- Location: Nagraogo and Alamou, Barsalogho Department, Burkina Faso
- Date: January 20, 2020
- Target: Mossi civilians
- Deaths: 36 32 in Nagraogo; 4 in Alamou;
- Perpetrator: Fulani militants in Jama'at Nasr al-Islam wal Muslimin

= Nagraogo massacre =

On January 20, 2020, jihadists from Jama'at Nasr al-Islam wal-Muslimin attacked the Mossi-majority villages of Nagraogo and Alamou, Barsalogho Department, Burkina Faso, killing 36 civilians.

== Background ==
Since 2019, northern Burkina Faso has been embroiled in two jihadist insurgencies by the Islamic State in the Greater Sahara and Jama'at Nasr al-Islam wal-Muslimin, both predominantly-Fulani organizations that attack civilians along ethnic and religious lines. The Burkinabe government has increased efforts to combat the insurgencies by recruiting civilian militias known as the Volunteers for the Defense of the Homeland (VDP), although Burkinabe forces and VDP have been accused of killing Fulani civilians en masse.

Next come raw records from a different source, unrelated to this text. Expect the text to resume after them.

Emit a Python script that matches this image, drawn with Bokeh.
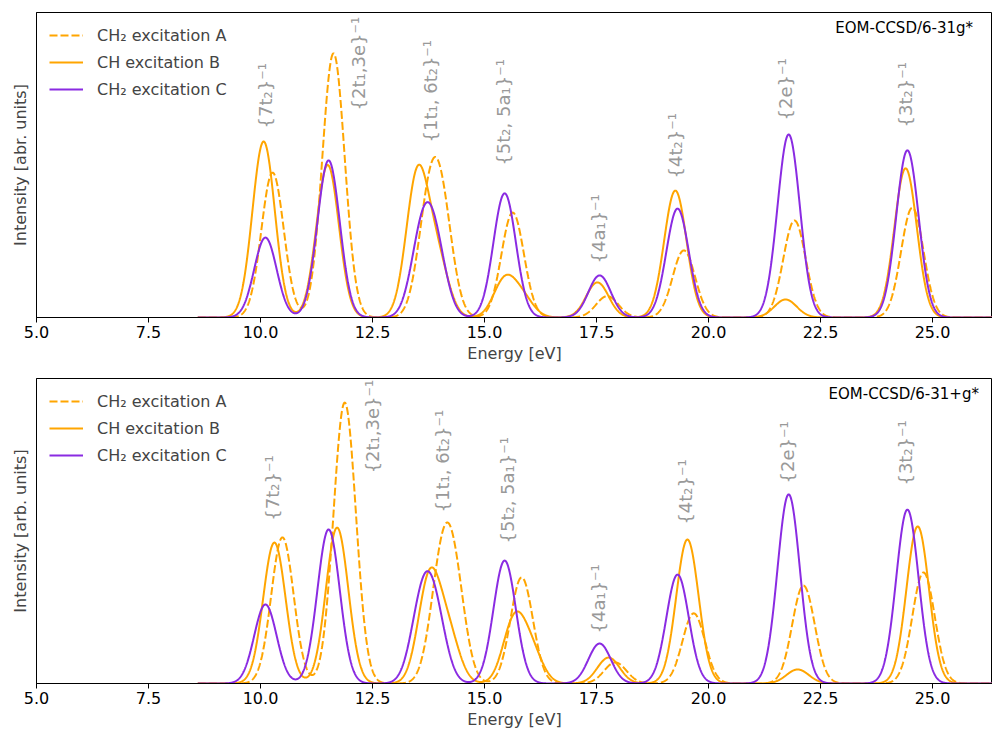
import numpy as np
from bokeh.plotting import figure
from bokeh.models import Range1d, FixedTicker, Legend, LegendItem, Label, ColumnDataSource, NumeralTickFormatter
from bokeh.layouts import column
from bokeh.embed import file_html
from bokeh.resources import INLINE
from bokeh.core.properties import value

FONT = "DejaVu Sans"
ORANGE = "#ffa500"
PURPLE = "#8a2be2"
GRAY = "#999999"

# ---------------- data ----------------
x_ticks = [5.0, 7.5, 10.0, 12.5, 15.0, 17.5, 20.0, 22.5, 25.0]
series_names = ["CH\u2082 excitation A", "CH excitation B", "CH\u2082 excitation C"]
broadening_sigma = 0.25          # Gaussian broadening (eV)
energy_start, energy_stop = 8.6, 27.0

# Panel 1: EOM-CCSD/6-31g*
top_title = "EOM-CCSD/6-31g*"
top_ylabel = "Intensity [abr. units]"
top_A_pos = [10.27, 11.63, 13.75, 14.05, 15.63, 17.74, 19.45, 21.92, 24.55]
top_A_int = [0.475, 0.866, 0.315, 0.315, 0.344, 0.070, 0.220, 0.318, 0.360]
top_B_pos = [10.07, 11.50, 13.50, 13.95, 15.45, 15.85, 17.52, 19.26, 21.72, 24.40]
top_B_int = [0.577, 0.500, 0.460, 0.180, 0.120, 0.060, 0.115, 0.416, 0.059, 0.489]
top_C_pos = [10.11, 11.52, 13.60, 13.90, 15.45, 17.57, 19.31, 21.79, 24.44]
top_C_int = [0.262, 0.515, 0.245, 0.207, 0.407, 0.138, 0.357, 0.600, 0.548]

# Panel 2: EOM-CCSD/6-31+g*
bot_title = "EOM-CCSD/6-31+g*"
bot_ylabel = "Intensity [arb. units]"
bot_A_pos = [10.49, 11.88, 14.02, 14.32, 15.83, 17.92, 19.67, 22.12, 24.80]
bot_A_int = [0.479, 0.921, 0.316, 0.316, 0.348, 0.069, 0.230, 0.321, 0.364]
bot_B_pos = [10.31, 11.71, 13.77, 14.20, 15.66, 16.05, 17.77, 19.53, 21.99, 24.67]
bot_B_int = [0.462, 0.511, 0.340, 0.150, 0.200, 0.100, 0.085, 0.472, 0.046, 0.515]
bot_C_pos = [10.11, 11.52, 13.60, 13.90, 15.45, 17.57, 19.31, 21.79, 24.44]
bot_C_int = [0.259, 0.505, 0.240, 0.200, 0.403, 0.131, 0.357, 0.620, 0.570]

# Orbital ionisation labels
orbital_labels = ["{7t\u2082}\u207b\u00b9", "{2t\u2081,3e}\u207b\u00b9", "{1t\u2081, 6t\u2082}\u207b\u00b9",
                  "{5t\u2082, 5a\u2081}\u207b\u00b9", "{4a\u2081}\u207b\u00b9", "{4t\u2082}\u207b\u00b9",
                  "{2e}\u207b\u00b9", "{3t\u2082}\u207b\u00b9"]
top_label_x = [10.11, 12.19, 13.79, 15.42, 17.54, 19.26, 21.72, 24.40]
top_label_y = [0.620, 0.679, 0.574, 0.498, 0.177, 0.456, 0.646, 0.623]
bot_label_x = [10.27, 12.50, 14.06, 15.51, 17.54, 19.49, 21.77, 24.40]
bot_label_y = [0.534, 0.689, 0.561, 0.459, 0.164, 0.521, 0.656, 0.649]

title_x = [22.83, 22.68]
title_y = 0.98

# ---------------- helpers ----------------
energy = np.linspace(energy_start, energy_stop, 3000)
PX_PER_EV = 44.8
FRAME_W = 956


def spectrum(pos, inten):
    y = np.zeros_like(energy)
    for p0, a in zip(pos, inten):
        y += a * np.exp(-((energy - p0) ** 2) / (2 * broadening_sigma ** 2))
    return y


def make_panel(A, B, C, lab_x, lab_y, title, tx, ylabel, top_border, bottom_border):
    p = figure(frame_width=FRAME_W, frame_height=305, output_backend="svg", toolbar_location=None,
               x_range=Range1d(5.0, 5.0 + FRAME_W / PX_PER_EV), y_range=Range1d(0.0, 1.0),
               min_border_left=36, min_border_right=0, min_border_top=top_border,
               min_border_bottom=bottom_border)
    p.xgrid.visible = False
    p.ygrid.visible = False
    p.outline_line_color = "black"
    p.outline_line_width = 1
    p.background_fill_color = "white"
    p.border_fill_color = "white"

    # x axis
    xa = p.xaxis[0]
    xa.ticker = FixedTicker(ticks=x_ticks)
    xa.formatter = NumeralTickFormatter(format="0.0")
    xa.minor_tick_line_color = None
    xa.major_tick_out = 5
    xa.major_tick_in = 0
    xa.major_label_standoff = 3
    xa.major_label_text_font = FONT
    xa.major_label_text_font_size = "16px"
    xa.major_label_text_color = "black"
    xa.axis_label = "Energy [eV]"
    xa.axis_label_text_font = FONT
    xa.axis_label_text_font_size = "16px"
    xa.axis_label_text_font_style = "normal"
    xa.axis_label_standoff = 3
    xa.axis_line_color = "black"

    # y axis
    ya = p.yaxis[0]
    ya.ticker = FixedTicker(ticks=[])
    ya.minor_tick_line_color = None
    ya.major_tick_line_color = None
    ya.axis_label = ylabel
    ya.axis_label_text_font = FONT
    ya.axis_label_text_font_size = "16px"
    ya.axis_label_text_font_style = "normal"
    ya.axis_label_standoff = 7
    ya.axis_line_color = "black"

    rA = p.line(energy, spectrum(*A), line_color=ORANGE, line_width=2, line_dash="8 3")
    rB = p.line(energy, spectrum(*B), line_color=ORANGE, line_width=2)
    rC = p.line(energy, spectrum(*C), line_color=PURPLE, line_width=2)

    src = ColumnDataSource(dict(x=lab_x, y=lab_y, t=orbital_labels))
    p.text(x="x", y="y", text="t", source=src, angle=np.pi / 2, text_align="left",
           text_baseline="middle", text_color=GRAY, text_font=value(FONT), text_font_size="18px")

    p.add_layout(Label(x=tx, y=title_y, text=title, text_align="left", text_baseline="top",
                       text_font=FONT, text_font_size="15px", text_color="black"))

    legend = Legend(items=[LegendItem(label=series_names[0], renderers=[rA]),
                           LegendItem(label=series_names[1], renderers=[rB]),
                           LegendItem(label=series_names[2], renderers=[rC])],
                    location="top_left", border_line_color=None, background_fill_alpha=0,
                    label_text_font=FONT, label_text_font_size="16px", glyph_width=34,
                    glyph_height=20, label_height=20, label_standoff=14, spacing=7,
                    margin=13, padding=0)
    p.add_layout(legend)
    return p


p1 = make_panel((top_A_pos, top_A_int), (top_B_pos, top_B_int), (top_C_pos, top_C_int),
                top_label_x, top_label_y, top_title, title_x[0], top_ylabel, 12, 53)
p2 = make_panel((bot_A_pos, bot_A_int), (bot_B_pos, bot_B_int), (bot_C_pos, bot_C_int),
                bot_label_x, bot_label_y, bot_title, title_x[1], bot_ylabel, 8, 49)

layout = column(p1, p2, spacing=0)
open("out.html", "w").write(file_html(layout, INLINE))
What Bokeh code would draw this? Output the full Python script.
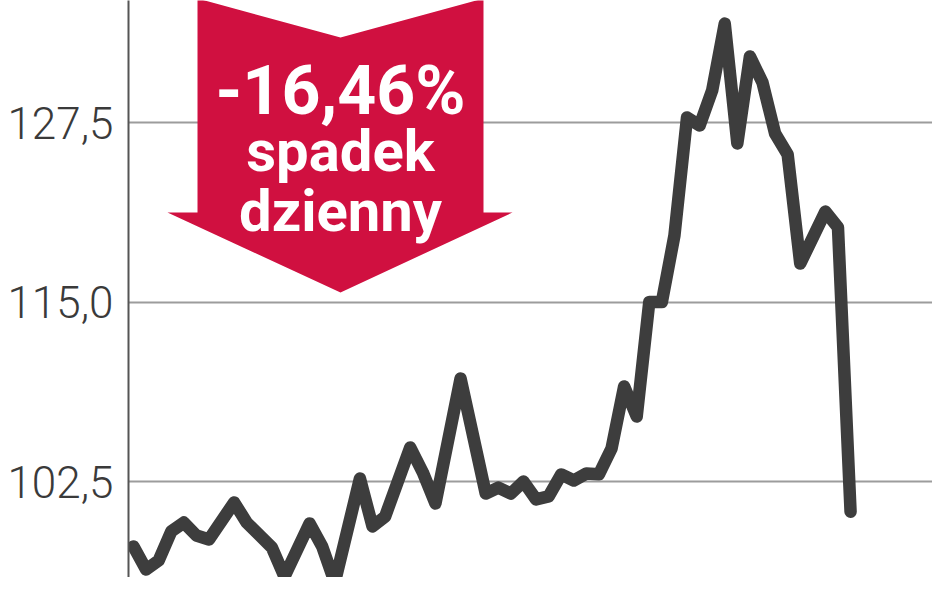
from bokeh.plotting import figure
from bokeh.models import Range1d, FixedTicker, CustomJSTickFormatter, PolyAnnotation, Label
from bokeh.embed import file_html
from bokeh.resources import INLINE

# trading-day index and closing price
day = [0, 1, 2, 3, 4, 5, 6, 8, 9, 11, 12, 14, 15, 16, 18, 19, 20, 22, 23, 24, 26,
       28, 29, 30, 31, 32, 33, 34, 35, 36, 37, 38, 39, 40, 41, 42, 43, 44, 45, 46,
       47, 48, 49, 50, 51, 52, 53, 55, 56, 57]
price = [97.97, 96.37, 97.0, 99.02, 99.64, 98.74, 98.46, 101.04, 99.64, 97.9,
         95.88, 99.58, 97.97, 95.47, 102.71, 99.37, 100.06, 104.87, 103.13, 100.97,
         109.67, 101.66, 102.08, 101.66, 102.5, 101.25, 101.46, 102.99, 102.57, 103.06,
         103.0, 104.8, 109.12, 107.03, 115.0, 115.0, 119.63, 127.85, 127.29, 129.73,
         134.39, 126.04, 132.1, 130.29, 126.73, 125.27, 117.68, 121.3, 120.19, 100.4]
y_ticks = [102.5, 115.0, 127.5]
badge_lines = ["-16,46%", "spadek", "dzienny"]

# layout helpers (figure pixel -> data)
X0, DX = 133.0, 12.58      # pixel x of day 0, px per day
Y_REF, V_REF, DY = 122.0, 127.5, 14.36  # pixel y of 127,5 gridline, px per unit
LEFT = 128


def px2x(X):
    return (X - X0) / DX


def py2y(Y):
    return V_REF - (Y - Y_REF) / DY


W, H = 932, 577
p = figure(width=W, height=H, output_backend="svg", toolbar_location=None,
           x_range=Range1d(px2x(LEFT), px2x(W)),
           y_range=Range1d(py2y(H), py2y(0)),
           x_axis_type=None, min_border_left=LEFT, min_border_right=0,
           min_border_top=0, min_border_bottom=0)
p.outline_line_color = None
p.background_fill_color = "white"
p.border_fill_color = "white"
p.xgrid.visible = False

ya = p.yaxis[0]
ya.ticker = FixedTicker(ticks=y_ticks)
ya.formatter = CustomJSTickFormatter(code="return tick.toFixed(1).replace('.', ',');")
ya.major_tick_in = 0
ya.major_tick_out = 0
ya.minor_tick_in = 0
ya.minor_tick_out = 0
ya.axis_line_color = "#555555"
ya.axis_line_width = 2
ya.major_label_standoff = 15
ya.major_label_text_font = "Roboto Light"
ya.major_label_text_font_size = "44px"
ya.major_label_text_color = "#3a3a3a"

p.ygrid.ticker = FixedTicker(ticks=y_ticks)
p.ygrid.grid_line_color = "#9c9c9c"
p.ygrid.grid_line_width = 2

p.line(day, price, line_color="#3d3d3d", line_width=12.5,
       line_join="round", line_cap="round")

# red down arrow badge
arrow_px = [(197, -2), (340, 37), (483, -2), (483, 212), (512, 212), (340, 292),
            (167, 212), (197, 212)]
p.add_layout(PolyAnnotation(xs=[px2x(a) for a, b in arrow_px],
                            ys=[py2y(b) for a, b in arrow_px],
                            fill_color="#d01040", fill_alpha=1.0,
                            line_color=None))

for txt, base, size in zip(badge_lines, [90, 150, 210], ["68px", "58px", "58px"]):
    p.add_layout(Label(x=px2x(340), y=py2y(base), text=txt, text_align="center",
                       text_baseline="alphabetic", text_color="white",
                       text_font="Roboto", text_font_style="bold",
                       text_font_size=size))

open("out.html", "w").write(file_html(p, INLINE))
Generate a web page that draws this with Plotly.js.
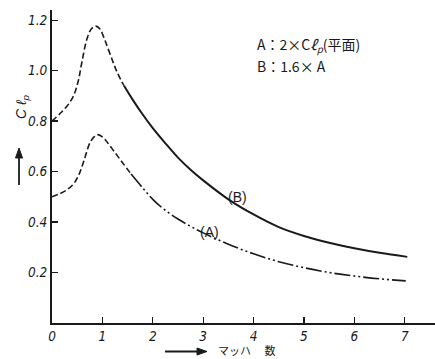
<!DOCTYPE html>
<html>
<head>
<meta charset="utf-8">
<script src="https://cdn.plot.ly/plotly-3.0.1.min.js"></script>
<style>html,body{margin:0;padding:0;background:#fff;}#chart{width:435px;height:359px;}</style>
</head>
<body>
<div id="chart"></div>
<script>
// Curve B (1.6 x A): dashed part, then solid part
const bDashedMach = [0, 0.15, 0.3, 0.42, 0.52, 0.59, 0.69, 0.78, 0.87, 0.95, 1.05, 1.2, 1.3, 1.43];
const bDashedC    = [0.80, 0.828, 0.86, 0.897, 0.958, 1.03, 1.123, 1.165, 1.176, 1.165, 1.12, 1.04, 0.99, 0.94];
const bSolidMach  = [1.43, 1.6, 1.8, 2.0, 2.25, 2.5, 2.75, 3.0, 3.5, 4.0, 4.5, 5.0, 5.5, 6.0, 6.5, 7.05];
const bSolidC     = [0.94, 0.885, 0.826, 0.772, 0.712, 0.655, 0.607, 0.565, 0.49, 0.43, 0.38, 0.345, 0.318, 0.296, 0.278, 0.262];
// Curve A (2 x Clp plane): dashed part, then dash-dot-dot part
const aDashedMach = [0, 0.15, 0.3, 0.44, 0.55, 0.64, 0.77, 0.9, 1.0, 1.1, 1.25, 1.4, 1.57];
const aDashedC    = [0.50, 0.512, 0.528, 0.554, 0.595, 0.647, 0.72, 0.746, 0.737, 0.715, 0.675, 0.635, 0.59];
const aDotMach    = [1.57, 1.8, 2.0, 2.25, 2.5, 2.75, 3.0, 3.5, 4.0, 4.5, 5.0, 5.5, 6.0, 6.5, 7.02];
const aDotC       = [0.59, 0.535, 0.49, 0.446, 0.412, 0.383, 0.357, 0.312, 0.274, 0.243, 0.219, 0.2, 0.186, 0.175, 0.167];

const xTicks = [0, 1, 2, 3, 4, 5, 6, 7];
const yTicks = [0.2, 0.4, 0.6, 0.8, 1.0, 1.2];

const ink = '#1a1a1a';
const tickFont = {family: 'Liberation Sans Narrow, DejaVu Sans Condensed, sans-serif', size: 13.5, color: ink, style: 'italic'};

// pixel -> paper helpers for decorations outside the plot area
const L = 52, T = 10, W = 383, H = 313;
const px = p => (p - L) / W;
const py = p => (T + H - p) / H;

const traces = [
  {x: bDashedMach, y: bDashedC, mode: 'lines', line: {color: ink, width: 1.6, dash: '6px,3px', shape: 'spline', smoothing: 1}, hoverinfo: 'skip'},
  {x: bSolidMach, y: bSolidC, mode: 'lines', line: {color: ink, width: 2, shape: 'spline', smoothing: 1}, hoverinfo: 'skip'},
  {x: aDashedMach, y: aDashedC, mode: 'lines', line: {color: ink, width: 1.6, dash: '6px,3px', shape: 'spline', smoothing: 1}, hoverinfo: 'skip'},
  {x: aDotMach, y: aDotC, mode: 'lines', line: {color: ink, width: 1.6, dash: '16px,3px,2px,3px,2px,3px', shape: 'spline', smoothing: 1}, hoverinfo: 'skip'}
];

const layout = {
  width: 435, height: 359,
  margin: {l: L, r: 0, t: T, b: 36},
  paper_bgcolor: '#fff', plot_bgcolor: '#fff',
  showlegend: false,
  xaxis: {
    range: [0, 7.6], showgrid: false, zeroline: false,
    showline: true, linecolor: ink, linewidth: 2,
    ticks: 'inside', ticklen: 6, tickwidth: 1.2, tickcolor: ink,
    tickvals: xTicks, ticktext: xTicks.map(String),
    tickfont: tickFont
  },
  yaxis: {
    range: [0, 1.24], showgrid: false, zeroline: false,
    showline: true, linecolor: ink, linewidth: 2,
    ticks: 'inside', ticklen: 6, tickwidth: 1.2, tickcolor: ink,
    tickvals: yTicks, ticktext: yTicks.map(v => v.toFixed(1)),
    tickfont: tickFont
  },
  shapes: [
    // y-axis arrow (shaft + head)
    {type: 'line', xref: 'paper', yref: 'paper', x0: px(19), x1: px(19), y0: py(185), y1: py(155), line: {color: ink, width: 1.8}},
    {type: 'path', xref: 'paper', yref: 'paper', fillcolor: ink, line: {color: ink, width: 1},
     path: `M ${px(19)} ${py(148)} L ${px(15.5)} ${py(158)} L ${px(22.5)} ${py(158)} Z`},
    // x-axis arrow (shaft + head)
    {type: 'line', xref: 'paper', yref: 'paper', x0: px(165), x1: px(198), y0: py(351.5), y1: py(351.5), line: {color: ink, width: 1.8}},
    {type: 'path', xref: 'paper', yref: 'paper', fillcolor: ink, line: {color: ink, width: 1},
     path: `M ${px(207)} ${py(351.5)} L ${px(197)} ${py(348)} L ${px(197)} ${py(355)} Z`}
  ],
  annotations: [
    {xref: 'x', yref: 'y', x: 4.03, y: 1.10, text: 'A：2×C<i>ℓ<sub>p</sub></i>(平面)', showarrow: false, xanchor: 'left', yanchor: 'middle',
     font: {family: 'Liberation Sans Narrow, Noto Sans CJK JP, sans-serif', size: 14, color: ink}},
    {xref: 'x', yref: 'y', x: 4.03, y: 1.02, text: 'B：1.6× A', showarrow: false, xanchor: 'left', yanchor: 'middle',
     font: {family: 'Liberation Sans Narrow, Noto Sans CJK JP, sans-serif', size: 14, color: ink}},
    {xref: 'x', yref: 'y', x: 3.69, y: 0.50, text: '(B)', showarrow: false, xanchor: 'center', yanchor: 'middle',
     font: {family: 'Liberation Sans Narrow, sans-serif', size: 14, color: ink}},
    {xref: 'x', yref: 'y', x: 3.13, y: 0.36, text: '(A)', showarrow: false, xanchor: 'center', yanchor: 'middle',
     font: {family: 'Liberation Sans Narrow, sans-serif', size: 14, color: ink}},
    // y-axis title
    {xref: 'paper', yref: 'paper', x: px(22), y: py(107), text: '<i>C ℓ<sub>p</sub></i>', showarrow: false, textangle: -90,
     xanchor: 'center', yanchor: 'middle', font: {family: 'Liberation Sans Narrow, sans-serif', size: 14, color: ink}},
    // x-axis title
    {xref: 'paper', yref: 'paper', x: px(217), y: py(359), text: 'マッハ　 数', showarrow: false, borderpad: 0,
     xanchor: 'left', yanchor: 'bottom', font: {family: 'Noto Sans CJK JP, sans-serif', size: 11, color: ink}}
  ]
};

Plotly.newPlot('chart', traces, layout, {staticPlot: true, displayModeBar: false});
</script>
</body>
</html>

The villages of Nagraogo and Alamou are located seven kilometers apart on the road between Barsalogho and Dablo. Both villages are Mossi-majority, although several years earlier Fulani residents were evicted from the area by Mossi landowners. Residents of the villages became worried when Fulani-majority jihadist groups like JNIM attacked the villages of Nawoubkiba and Koglobaraogo in Namissiguima Department, but had faith that government security forces would protect them.

== Massacre ==
Twenty minutes before the massacre, a convoy of government troops passed through Nagraogo. Residents of the village initially assumed that the jihadists, who rode up on motorcycles, were remnants of the convoy until they started shooting civilians. Survivors of the massacre said that the perpetrators communicated in Fulfulde. The perpetrators burned the market of Nagraogo as well. 32 people were killed in Nagraogo, and four were killed in Alamou. Most of the victims were Mossi, although three Fulani were possibly killed.

== Aftermath ==
President Roch Marc Christian Kaboré declared two days of national mourning in response to the massacre. Pope Francis condemned the attack as well. Five days later, JNIM militants attacked a church in Silgadji, killing at least 39 people.